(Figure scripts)
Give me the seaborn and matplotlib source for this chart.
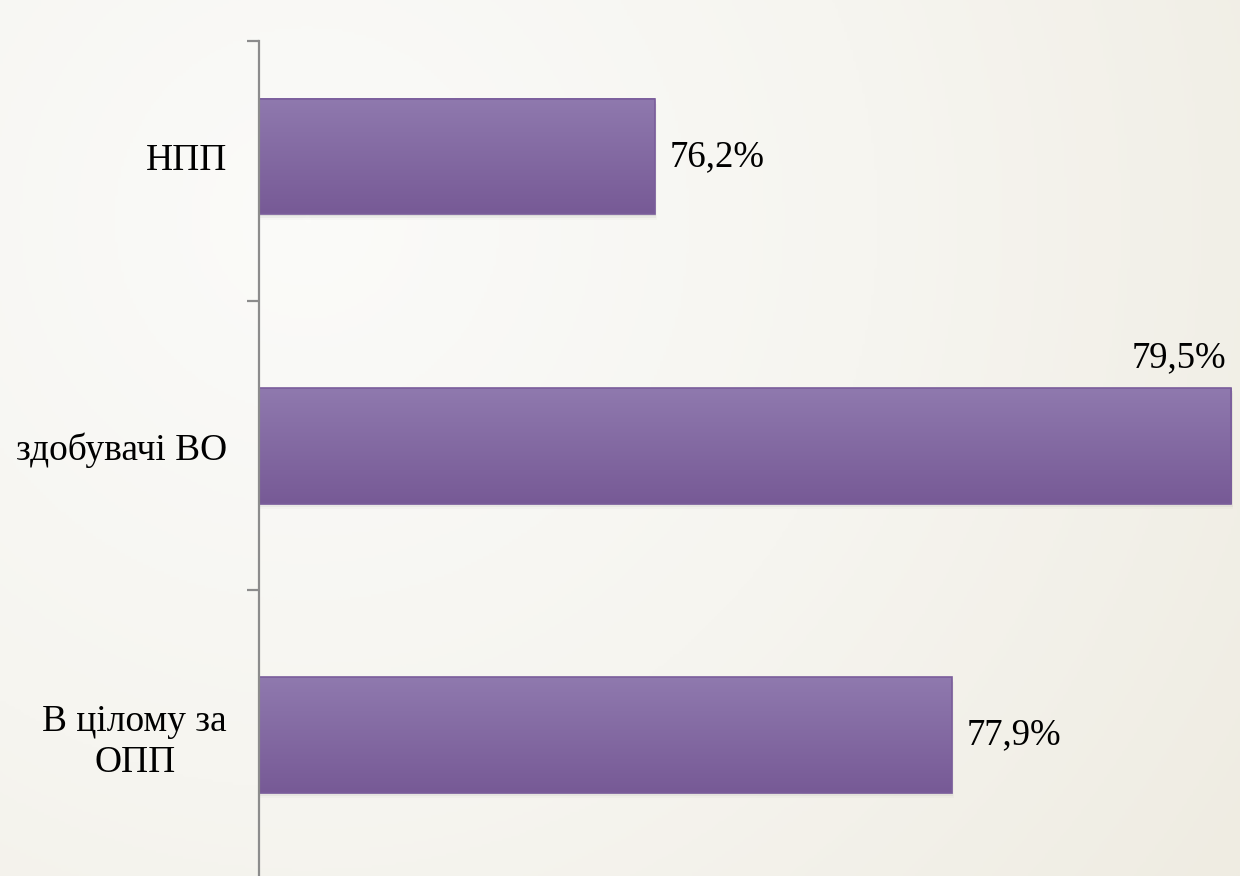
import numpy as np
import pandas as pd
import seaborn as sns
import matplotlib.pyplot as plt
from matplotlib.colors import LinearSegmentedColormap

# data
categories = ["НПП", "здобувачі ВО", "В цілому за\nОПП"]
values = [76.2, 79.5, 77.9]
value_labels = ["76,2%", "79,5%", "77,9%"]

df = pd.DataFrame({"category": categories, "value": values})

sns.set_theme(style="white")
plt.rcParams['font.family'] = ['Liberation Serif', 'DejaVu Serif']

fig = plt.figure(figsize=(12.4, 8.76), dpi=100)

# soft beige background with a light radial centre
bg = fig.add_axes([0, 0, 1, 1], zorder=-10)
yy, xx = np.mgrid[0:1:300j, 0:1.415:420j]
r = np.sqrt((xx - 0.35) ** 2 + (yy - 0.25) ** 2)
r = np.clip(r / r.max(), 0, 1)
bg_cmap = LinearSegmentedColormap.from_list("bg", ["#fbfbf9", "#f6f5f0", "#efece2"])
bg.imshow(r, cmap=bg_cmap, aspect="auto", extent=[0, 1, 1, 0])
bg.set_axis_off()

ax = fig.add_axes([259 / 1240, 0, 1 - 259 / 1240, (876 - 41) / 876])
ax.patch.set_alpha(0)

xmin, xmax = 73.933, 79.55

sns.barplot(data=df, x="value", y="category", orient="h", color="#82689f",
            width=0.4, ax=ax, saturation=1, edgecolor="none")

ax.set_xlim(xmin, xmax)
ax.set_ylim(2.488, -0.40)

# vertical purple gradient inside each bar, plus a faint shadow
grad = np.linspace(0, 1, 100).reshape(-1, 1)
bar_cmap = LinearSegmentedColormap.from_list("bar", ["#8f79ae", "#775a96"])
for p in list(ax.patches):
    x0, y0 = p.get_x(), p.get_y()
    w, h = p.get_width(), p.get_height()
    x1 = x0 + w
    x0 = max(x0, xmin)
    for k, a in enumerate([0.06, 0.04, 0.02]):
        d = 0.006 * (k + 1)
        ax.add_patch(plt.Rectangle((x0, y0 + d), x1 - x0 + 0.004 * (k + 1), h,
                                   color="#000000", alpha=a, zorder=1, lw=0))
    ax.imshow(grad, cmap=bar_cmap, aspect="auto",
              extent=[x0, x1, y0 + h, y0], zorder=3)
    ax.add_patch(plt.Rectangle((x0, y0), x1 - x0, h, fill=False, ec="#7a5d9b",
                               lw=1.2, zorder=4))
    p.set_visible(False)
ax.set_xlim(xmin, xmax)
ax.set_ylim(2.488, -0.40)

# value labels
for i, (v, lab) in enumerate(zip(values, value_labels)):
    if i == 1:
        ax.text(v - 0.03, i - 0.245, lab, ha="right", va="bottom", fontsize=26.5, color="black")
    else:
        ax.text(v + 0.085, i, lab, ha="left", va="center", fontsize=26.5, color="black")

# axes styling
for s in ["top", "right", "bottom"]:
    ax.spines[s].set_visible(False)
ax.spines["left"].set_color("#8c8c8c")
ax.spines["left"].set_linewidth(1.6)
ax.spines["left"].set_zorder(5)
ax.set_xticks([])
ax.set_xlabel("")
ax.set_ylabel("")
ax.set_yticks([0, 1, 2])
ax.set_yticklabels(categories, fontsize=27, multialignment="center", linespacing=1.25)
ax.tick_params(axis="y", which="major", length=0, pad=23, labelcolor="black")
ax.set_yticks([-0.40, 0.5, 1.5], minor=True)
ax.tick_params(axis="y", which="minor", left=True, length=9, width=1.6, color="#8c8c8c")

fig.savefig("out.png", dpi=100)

==

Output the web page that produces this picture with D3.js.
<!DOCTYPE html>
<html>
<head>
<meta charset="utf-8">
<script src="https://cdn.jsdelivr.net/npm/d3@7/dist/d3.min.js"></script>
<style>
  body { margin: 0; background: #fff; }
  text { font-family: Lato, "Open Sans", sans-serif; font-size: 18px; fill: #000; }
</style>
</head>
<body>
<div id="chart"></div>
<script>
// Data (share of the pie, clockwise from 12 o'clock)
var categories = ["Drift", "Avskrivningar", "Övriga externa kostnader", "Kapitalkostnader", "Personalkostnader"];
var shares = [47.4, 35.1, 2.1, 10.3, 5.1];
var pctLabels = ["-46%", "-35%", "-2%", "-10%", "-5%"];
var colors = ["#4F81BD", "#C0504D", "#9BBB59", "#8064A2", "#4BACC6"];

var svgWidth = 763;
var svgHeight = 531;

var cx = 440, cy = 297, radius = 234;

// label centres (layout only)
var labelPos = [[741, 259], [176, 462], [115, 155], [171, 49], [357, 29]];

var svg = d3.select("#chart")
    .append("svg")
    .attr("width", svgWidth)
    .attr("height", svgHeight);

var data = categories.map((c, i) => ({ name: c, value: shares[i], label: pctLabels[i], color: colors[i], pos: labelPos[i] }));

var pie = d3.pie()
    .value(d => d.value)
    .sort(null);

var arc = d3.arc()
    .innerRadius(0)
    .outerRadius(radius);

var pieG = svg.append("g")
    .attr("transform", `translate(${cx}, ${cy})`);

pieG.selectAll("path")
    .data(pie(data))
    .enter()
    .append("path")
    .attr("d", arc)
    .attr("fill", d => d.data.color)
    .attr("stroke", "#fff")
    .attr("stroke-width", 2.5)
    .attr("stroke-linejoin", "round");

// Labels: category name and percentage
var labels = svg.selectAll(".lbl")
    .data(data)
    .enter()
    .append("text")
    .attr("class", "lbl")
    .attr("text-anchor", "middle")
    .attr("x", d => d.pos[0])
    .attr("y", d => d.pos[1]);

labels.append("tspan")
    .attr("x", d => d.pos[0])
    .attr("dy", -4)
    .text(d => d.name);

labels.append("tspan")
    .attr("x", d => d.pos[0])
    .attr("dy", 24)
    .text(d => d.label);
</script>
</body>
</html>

...

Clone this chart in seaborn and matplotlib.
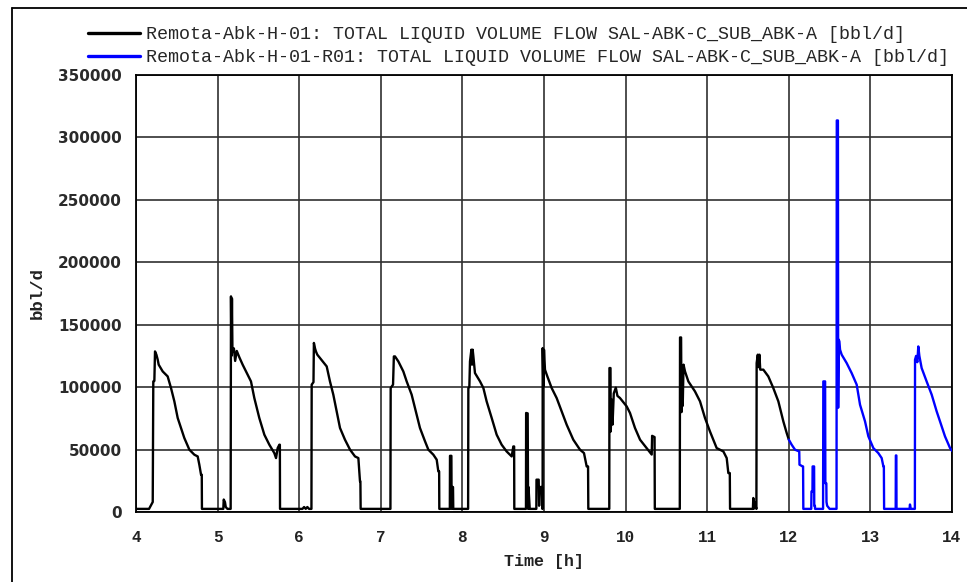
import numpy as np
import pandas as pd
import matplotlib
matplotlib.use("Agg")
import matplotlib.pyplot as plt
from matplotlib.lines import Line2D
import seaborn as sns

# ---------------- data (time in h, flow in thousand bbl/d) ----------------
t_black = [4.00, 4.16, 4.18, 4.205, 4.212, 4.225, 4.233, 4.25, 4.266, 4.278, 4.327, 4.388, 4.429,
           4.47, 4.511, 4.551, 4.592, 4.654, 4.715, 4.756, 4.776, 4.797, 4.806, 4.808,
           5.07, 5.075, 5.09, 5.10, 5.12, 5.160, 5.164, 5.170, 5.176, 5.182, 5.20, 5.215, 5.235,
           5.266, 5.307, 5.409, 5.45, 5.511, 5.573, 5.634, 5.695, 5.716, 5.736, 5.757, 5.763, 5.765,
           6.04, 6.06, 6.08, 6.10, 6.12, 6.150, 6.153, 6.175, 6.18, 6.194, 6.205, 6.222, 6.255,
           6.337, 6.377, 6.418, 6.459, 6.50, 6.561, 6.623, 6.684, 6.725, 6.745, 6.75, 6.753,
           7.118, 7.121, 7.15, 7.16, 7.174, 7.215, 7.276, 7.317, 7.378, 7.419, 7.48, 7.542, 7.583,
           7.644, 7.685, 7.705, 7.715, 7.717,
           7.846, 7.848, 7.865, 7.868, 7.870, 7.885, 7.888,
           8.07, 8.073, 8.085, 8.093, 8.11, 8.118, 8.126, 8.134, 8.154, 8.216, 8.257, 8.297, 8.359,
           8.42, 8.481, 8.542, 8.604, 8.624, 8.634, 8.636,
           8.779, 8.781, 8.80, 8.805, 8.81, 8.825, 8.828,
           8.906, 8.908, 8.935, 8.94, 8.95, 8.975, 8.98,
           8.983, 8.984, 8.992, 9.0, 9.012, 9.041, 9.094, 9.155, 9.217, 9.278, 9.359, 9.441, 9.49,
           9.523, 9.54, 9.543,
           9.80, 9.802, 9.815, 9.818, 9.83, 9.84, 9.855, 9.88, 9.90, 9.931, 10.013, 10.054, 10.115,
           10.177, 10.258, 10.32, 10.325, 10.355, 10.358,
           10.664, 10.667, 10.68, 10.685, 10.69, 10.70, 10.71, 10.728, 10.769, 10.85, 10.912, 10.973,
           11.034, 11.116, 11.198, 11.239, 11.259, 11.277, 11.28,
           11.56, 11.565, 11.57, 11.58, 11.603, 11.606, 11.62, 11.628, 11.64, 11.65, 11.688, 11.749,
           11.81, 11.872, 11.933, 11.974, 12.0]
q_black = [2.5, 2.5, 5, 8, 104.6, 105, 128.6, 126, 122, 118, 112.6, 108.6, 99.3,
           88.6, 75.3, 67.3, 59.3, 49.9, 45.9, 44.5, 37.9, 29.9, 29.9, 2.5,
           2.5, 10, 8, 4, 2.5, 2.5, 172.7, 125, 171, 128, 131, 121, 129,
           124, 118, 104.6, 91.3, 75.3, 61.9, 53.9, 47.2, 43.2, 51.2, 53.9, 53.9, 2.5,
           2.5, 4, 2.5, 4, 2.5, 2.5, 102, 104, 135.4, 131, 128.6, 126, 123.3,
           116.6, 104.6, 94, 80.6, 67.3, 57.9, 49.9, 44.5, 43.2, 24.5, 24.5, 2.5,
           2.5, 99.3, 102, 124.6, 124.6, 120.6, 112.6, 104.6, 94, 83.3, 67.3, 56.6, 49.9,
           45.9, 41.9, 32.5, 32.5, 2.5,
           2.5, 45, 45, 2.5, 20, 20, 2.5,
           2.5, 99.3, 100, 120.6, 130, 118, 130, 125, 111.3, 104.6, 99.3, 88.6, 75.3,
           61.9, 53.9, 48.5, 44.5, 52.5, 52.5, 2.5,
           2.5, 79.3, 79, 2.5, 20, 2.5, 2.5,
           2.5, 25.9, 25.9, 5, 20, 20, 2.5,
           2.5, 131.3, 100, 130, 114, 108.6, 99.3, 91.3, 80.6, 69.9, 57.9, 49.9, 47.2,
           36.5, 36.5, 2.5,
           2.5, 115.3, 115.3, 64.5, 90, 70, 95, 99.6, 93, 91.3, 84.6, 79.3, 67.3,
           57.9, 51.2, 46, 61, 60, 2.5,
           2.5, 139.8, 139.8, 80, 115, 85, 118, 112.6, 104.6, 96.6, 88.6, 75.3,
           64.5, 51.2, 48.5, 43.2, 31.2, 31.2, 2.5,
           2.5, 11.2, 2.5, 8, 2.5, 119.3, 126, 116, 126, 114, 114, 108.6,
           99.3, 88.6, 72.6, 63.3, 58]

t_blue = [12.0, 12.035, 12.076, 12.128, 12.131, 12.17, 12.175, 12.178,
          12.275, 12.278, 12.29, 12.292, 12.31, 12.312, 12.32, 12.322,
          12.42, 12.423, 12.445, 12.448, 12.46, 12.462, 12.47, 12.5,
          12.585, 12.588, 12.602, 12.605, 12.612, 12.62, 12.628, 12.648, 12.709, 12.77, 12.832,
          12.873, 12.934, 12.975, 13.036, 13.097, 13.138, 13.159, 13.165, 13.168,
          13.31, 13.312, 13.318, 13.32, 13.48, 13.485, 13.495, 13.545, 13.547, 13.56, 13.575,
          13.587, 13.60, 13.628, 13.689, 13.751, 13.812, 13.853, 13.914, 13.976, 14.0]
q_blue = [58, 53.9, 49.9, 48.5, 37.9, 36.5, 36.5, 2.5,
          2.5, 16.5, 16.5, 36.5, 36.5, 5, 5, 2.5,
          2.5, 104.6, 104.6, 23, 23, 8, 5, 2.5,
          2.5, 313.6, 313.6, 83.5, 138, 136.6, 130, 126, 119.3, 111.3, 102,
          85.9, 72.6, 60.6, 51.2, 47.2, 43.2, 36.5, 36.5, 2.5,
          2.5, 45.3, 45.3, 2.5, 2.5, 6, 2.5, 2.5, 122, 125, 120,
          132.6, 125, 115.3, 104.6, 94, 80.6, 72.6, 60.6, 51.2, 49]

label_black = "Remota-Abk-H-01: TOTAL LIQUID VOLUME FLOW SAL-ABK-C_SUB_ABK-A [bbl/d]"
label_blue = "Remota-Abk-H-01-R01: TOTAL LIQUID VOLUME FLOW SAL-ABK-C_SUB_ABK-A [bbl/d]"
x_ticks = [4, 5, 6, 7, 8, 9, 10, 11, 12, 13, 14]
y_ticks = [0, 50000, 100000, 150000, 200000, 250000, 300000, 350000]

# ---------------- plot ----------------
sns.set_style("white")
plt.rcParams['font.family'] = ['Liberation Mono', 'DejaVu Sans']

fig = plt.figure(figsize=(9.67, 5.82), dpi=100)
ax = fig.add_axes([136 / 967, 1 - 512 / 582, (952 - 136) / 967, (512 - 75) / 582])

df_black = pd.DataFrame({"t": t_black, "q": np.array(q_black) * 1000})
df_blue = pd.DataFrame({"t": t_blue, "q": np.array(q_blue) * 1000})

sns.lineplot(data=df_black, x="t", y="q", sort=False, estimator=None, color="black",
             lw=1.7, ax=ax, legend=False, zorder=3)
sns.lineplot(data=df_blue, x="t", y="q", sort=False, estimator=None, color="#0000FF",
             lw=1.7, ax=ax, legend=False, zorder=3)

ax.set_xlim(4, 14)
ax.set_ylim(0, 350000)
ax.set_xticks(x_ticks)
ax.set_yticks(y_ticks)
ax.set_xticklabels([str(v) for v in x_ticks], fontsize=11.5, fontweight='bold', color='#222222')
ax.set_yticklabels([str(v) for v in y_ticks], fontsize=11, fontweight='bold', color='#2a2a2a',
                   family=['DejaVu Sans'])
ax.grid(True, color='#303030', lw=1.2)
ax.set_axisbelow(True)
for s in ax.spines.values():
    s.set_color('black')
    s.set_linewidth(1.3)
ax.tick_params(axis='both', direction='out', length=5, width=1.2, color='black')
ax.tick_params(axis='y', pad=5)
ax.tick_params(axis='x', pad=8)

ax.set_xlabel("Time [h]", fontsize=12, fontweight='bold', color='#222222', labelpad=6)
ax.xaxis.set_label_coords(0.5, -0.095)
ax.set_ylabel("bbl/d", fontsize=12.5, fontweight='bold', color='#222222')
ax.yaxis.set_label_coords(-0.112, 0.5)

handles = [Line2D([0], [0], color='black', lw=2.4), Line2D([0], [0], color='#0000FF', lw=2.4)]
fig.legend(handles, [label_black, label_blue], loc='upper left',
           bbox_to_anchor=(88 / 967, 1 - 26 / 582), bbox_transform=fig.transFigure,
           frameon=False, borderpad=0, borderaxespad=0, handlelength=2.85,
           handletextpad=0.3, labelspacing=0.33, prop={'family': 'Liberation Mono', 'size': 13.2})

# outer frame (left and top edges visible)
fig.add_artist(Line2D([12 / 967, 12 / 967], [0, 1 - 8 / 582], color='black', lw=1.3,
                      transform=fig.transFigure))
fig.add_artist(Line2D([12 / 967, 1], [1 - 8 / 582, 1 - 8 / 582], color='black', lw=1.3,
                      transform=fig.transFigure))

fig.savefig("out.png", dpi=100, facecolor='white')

_Problem statement_
Your task is to reproduce only the lines from the one with "Give me the" through the one with "xmin, xmax = 73.933, 79.55", keeping both ends. Skip every picture.

_Worked answer_
Give me the seaborn and matplotlib source for this chart.
import numpy as np
import pandas as pd
import seaborn as sns
import matplotlib.pyplot as plt
from matplotlib.colors import LinearSegmentedColormap

# data
categories = ["НПП", "здобувачі ВО", "В цілому за\nОПП"]
values = [76.2, 79.5, 77.9]
value_labels = ["76,2%", "79,5%", "77,9%"]

df = pd.DataFrame({"category": categories, "value": values})

sns.set_theme(style="white")
plt.rcParams['font.family'] = ['Liberation Serif', 'DejaVu Serif']

fig = plt.figure(figsize=(12.4, 8.76), dpi=100)

# soft beige background with a light radial centre
bg = fig.add_axes([0, 0, 1, 1], zorder=-10)
yy, xx = np.mgrid[0:1:300j, 0:1.415:420j]
r = np.sqrt((xx - 0.35) ** 2 + (yy - 0.25) ** 2)
r = np.clip(r / r.max(), 0, 1)
bg_cmap = LinearSegmentedColormap.from_list("bg", ["#fbfbf9", "#f6f5f0", "#efece2"])
bg.imshow(r, cmap=bg_cmap, aspect="auto", extent=[0, 1, 1, 0])
bg.set_axis_off()

ax = fig.add_axes([259 / 1240, 0, 1 - 259 / 1240, (876 - 41) / 876])
ax.patch.set_alpha(0)

xmin, xmax = 73.933, 79.55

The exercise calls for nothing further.